Because no matter how intelligent the people are, the amount of computation that went into their opinions will be orders of magnitude smaller than the amount of computation that went into our intuitions, as a result of evolutionary processes operating over centuries, millennia, and longer. So if there is a conflict, it’s far more probable that the intelligent people have made some mistake that we haven’t yet spotted.
I am reminded of a saying in programming (not sure who first said it) that goes something like this: It takes twice as much intelligence to debug a given program as to write it. Therefore, if you write the most complex program you are capable of writing, you are, by definition, not smart enough to debug it.
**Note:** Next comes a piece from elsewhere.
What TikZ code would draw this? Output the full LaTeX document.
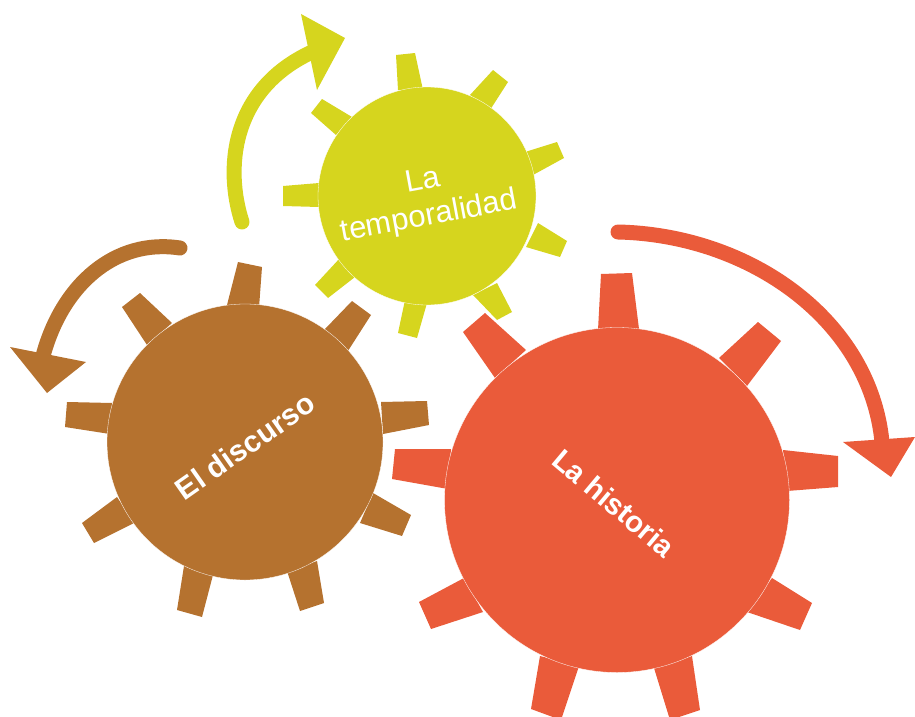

Because no matter how intelligent the people are, the amount of computation that went into their opinions will be orders of magnitude smaller than the amount of computation that went into our intuitions, as a result of evolutionary processes operating over centuries, millennia, and longer.
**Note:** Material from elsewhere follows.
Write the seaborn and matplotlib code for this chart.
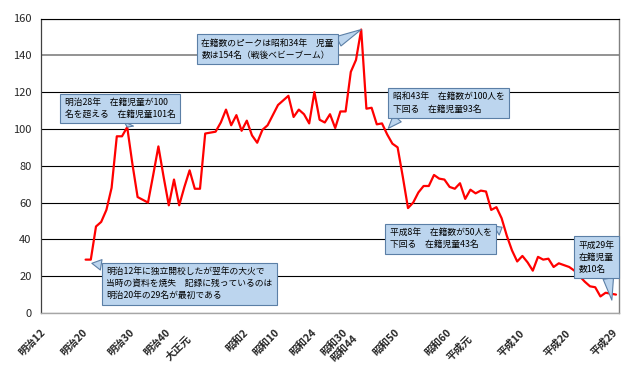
import numpy as np
import pandas as pd
import matplotlib
matplotlib.use("Agg")
import matplotlib.pyplot as plt
import matplotlib.transforms as mtransforms
import seaborn as sns

# ---- data (category index = position on the category axis) ----
enrollment = [None, None, None, None, None, None, None, None,
              29, 29, 47, 49.5, 56, 68, 96, 96, 101, 81, 63, 61.5,
              60, 75, 90.5, 74, 58.5, 72.5, 58.5, 68.5, 77.5, 67.5,
              67.5, 97.5, 98, 98.5, 103.5, 110.5, 102, 107.5, 99, 104.5,
              96.5, 92.5, 99.5, 102, 107.5, 113, 115.5, 118, 106.5, 110.5,
              108, 103, 120, 105, 103.5, 108, 100.5, 109.5, 109.5, 131,
              137.5, 154, 111, 111.5, 102.5, 103, 97, 92, 90, 74,
              57, 60, 65.5, 69, 69, 75, 73, 72.5, 68.5, 67.5,
              70.5, 62, 67, 65, 66.5, 66, 56, 57.5, 51.5, 42,
              34, 28, 31, 27.5, 23, 30.5, 29, 29.5, 25, 27,
              26, 25, 23, 20, 17, 14.5, 14, 9, 11, 10.5,
              10]

tick_labels = ["明治12", "明治20", "明治30", "明治40", "大正元", "昭和2", "昭和10",
               "昭和24", "昭和30", "昭和44", "昭和50", "昭和60", "平成元", "平成10",
               "平成20", "平成29"]
tick_index = [0, 8, 17, 24, 28, 39, 45, 52, 58, 60, 68, 78, 82, 92, 101, 110]
lowered_labels = ["大正元", "昭和44", "平成元"]

y_ticks = [0, 20, 40, 60, 80, 100, 120, 140, 160]

notes = [
    "明治28年　在籍児童が100\n名を超える　在籍児童101名",
    "明治12年に独立開校したが翌年の大火で\n当時の資料を焼失　記録に残っているのは\n明治20年の29名が最初である",
    "在籍数のピークは昭和34年　児童\n数は154名（戦後ベビーブーム）",
    "昭和43年　在籍数が100人を\n下回る　在籍児童93名",
    "平成8年　在籍数が50人を\n下回る　在籍児童43名",
    "平成29年\n在籍児童\n数10名",
]
note_target = [(16, 101), (9.2, 27), (61, 154), (66.2, 100.3), (88.1, 46.6), (109.2, 7)]
note_box = [(14.6, 111.1), (27.9, 16.0), (43.0, 143.4), (77.8, 114.1), (76.3, 40.4), (106.3, 30.4)]
note_relpos = [(0.6, 0.0), (0.05, 1.0), (1.0, 0.75), (0.08, 0.0), (1.0, 0.75), (0.8, 0.0)]

# ---- figure ----
sns.set_style("white")
plt.rcParams["font.family"] = ["Noto Sans CJK JP", "DejaVu Sans"]

fig = plt.figure(figsize=(6.4, 3.72), dpi=100)
ax = fig.add_axes([41.4 / 640, 1 - 313 / 372, (618.6 - 41.4) / 640, (313 - 18.5) / 372])

df = pd.DataFrame({"idx": np.arange(len(enrollment)),
                   "value": pd.array(enrollment, dtype="Float64").astype(float)}).dropna()
sns.lineplot(data=df, x="idx", y="value", ax=ax, color="#ff0000", linewidth=1.6,
             estimator=None, sort=False, legend=False, zorder=3)

ax.set_xlim(-0.5, len(enrollment) - 0.5)
ax.set_ylim(0, 160)
ax.set_yticks(y_ticks)
ax.set_yticklabels([str(v) for v in y_ticks], fontsize=8)
ax.set_xticks(tick_index)
ax.set_xticklabels(tick_labels, rotation=45, ha="right", va="center",
                   rotation_mode="anchor", fontsize=7.5, fontweight="bold")
ax.tick_params(axis="x", length=0, pad=13)
ax.tick_params(axis="y", length=0, pad=7)
for lab in ax.get_xticklabels():
    if lab.get_text() in lowered_labels:
        lab.set_transform(lab.get_transform() +
                          mtransforms.ScaledTranslation(0, -4 / 72, fig.dpi_scale_trans))
ax.set_xlabel("")
ax.set_ylabel("")

ax.yaxis.grid(True, color="black", linewidth=0.8)
ax.xaxis.grid(False)
for gl, v in zip(ax.get_ygridlines(), y_ticks):
    if v == 140:
        gl.set_color("#808080")
        gl.set_linewidth(1.2)
ax.set_axisbelow(True)

ax.spines["top"].set_color("black")
ax.spines["top"].set_linewidth(0.8)
ax.spines["left"].set_color("#404040")
ax.spines["left"].set_linewidth(0.9)
ax.spines["right"].set_color("#808080")
ax.spines["right"].set_linewidth(1.0)
ax.spines["bottom"].set_color("#a6a6a6")
ax.spines["bottom"].set_linewidth(1.0)

fc = "#bcd5ee"
ec = "#5b7fa6"
for txt, tgt, box, rp in zip(notes, note_target, note_box, note_relpos):
    ax.annotate(txt, xy=tgt, xytext=box, xycoords="data", textcoords="data",
                ha="center", va="center", multialignment="left", fontsize=6.3,
                linespacing=1.45, color="black", zorder=5, annotation_clip=False,
                bbox=dict(boxstyle="square,pad=0.5", fc=fc, ec=ec, lw=0.8),
                arrowprops=dict(arrowstyle="wedge,tail_width=1.2,shrink_factor=0.5",
                                fc=fc, ec=ec, lw=0.8, relpos=rp,
                                shrinkA=0, shrinkB=0, mutation_scale=6.3))

fig.savefig("out.png", dpi=100)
This doesn’t make sense to me. The intelligent people are still humans, and can default to their intuition just like we can if they think that using unfiltered intuition would be the most accurate. And, by virtue of being more intelligent, they presumably have better/faster System 2 (deliberate) thinking, so if the particular problem being worked on does end up favoring careful thinking, they would be more accurate. Hence, the intelligent person would be at least as good as you.
Moreover, if the claim “the amount of computation that went into their opinions will be orders of magnitude smaller than the amount of computation that went into our intuitions” actually implied that intuitions were orders of magnitude better, people would never use anything but their intuitions, because their intuitions would always be more accurate. This obviously is not how things work in practice.
I am reminded of a saying in programming (not sure who first said it) that goes something like this: It takes twice as much intelligence to debug a given program as to write it. Therefore, if you write the most complex program you are capable of writing, you are, by definition, not smart enough to debug it.
Not a good analogy, since the intelligent person would be able to write a program that is at least as good as yours, even if they aren’t able to debug yours. It doesn’t matter if the intelligent person can’t debug your program if they can write a buggy program that works better than your buggy program.
Hence, the intelligent person would be at least as good as you.
Yes, this reminds me of someone I talked to some years back, who insisted that she trusted people’s intuitions about weather more than the forecasts of the weatherman.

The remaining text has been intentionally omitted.